We are accustomed to the Moon appearing vividly white, silvery, yellow, or tinged with orange or red. However, on rare occasions, the Moon can manifest as blue or even violet. Such was the case in 1883 when observers reported the Moon turning blue, and the Sun displaying as “bright blue” and “magnificently green.”
The lunar surface itself, of course, did not undergo a color change. Throughout 1883, just as throughout its entire history, it remained overwhelmingly gray, punctuated by patches of lighter and darker areas to add visual interest. So, what exactly happened?
The perceived color of the Moon, from our vantage point here on Earth, is dictated by our atmosphere. On clear, clean nights when the Sun is high, it seems silvery-white because light travels through the atmosphere with relatively little obstruction before reaching your eyes.
Nevertheless, blue spectrum light scatters more readily in the atmosphere than red spectrum light due to its shorter wavelength. If the light reflected from the Moon traverses a sufficient depth of atmosphere, this scattering accumulates to a degree that noticeably affects the Moon’s appearance, although typically not to the extent witnessed in 1883.
“There is one memorable aspect where the Moon’s appearance actually differs when it is low in the sky. It tends to have a more yellow or orange hue compared to when it is higher overhead,” NASA explains. “This occurs because the moonlight travels a greater distance through the atmosphere. As the path lengthens, more of the short, blue wavelengths of light are scattered away, leaving a higher proportion of the long, red wavelengths. (Dust or pollution can also intensify the reddish cast.)”
Yet, in 1883, the Moon and Sun became blue, not red. This necessitates that more blue light—contrary to the usual scattering effect—reached human eyes than red light. The culprit was relatively obvious—the spectacular eruption of Krakatoa had occurred earlier that year—but the exact mechanism remained elusive.
“The suppression of red light in the transmitted spectrum can fundamentally be caused by selective absorption or scattering based on wavelength, where absorption might be due to gaseous constituents or aerosols,” states a study on the subject, essentially suggesting that the presence of gases and other matter in the atmosphere could account for the peculiar scattering.

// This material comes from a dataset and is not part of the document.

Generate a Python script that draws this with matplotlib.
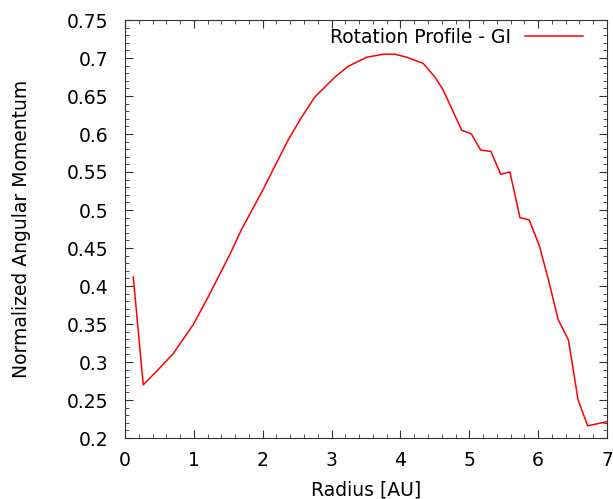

It was previously suggested that the blue Sun and Moon of 1883 were caused by water vapor in the atmosphere, but later models indicate this is highly improbable. Current evidence leans toward an explanation involving sulfur dioxide, alongside other particulates ejected by the volcano.
“Green volcanic twilight can be accounted for by anomalous scattering occurring for sufficiently large particles (i.e., those with radii around 500–700 nm) and a preferentially narrow size distribution for the particles,” explains another paper on the topic.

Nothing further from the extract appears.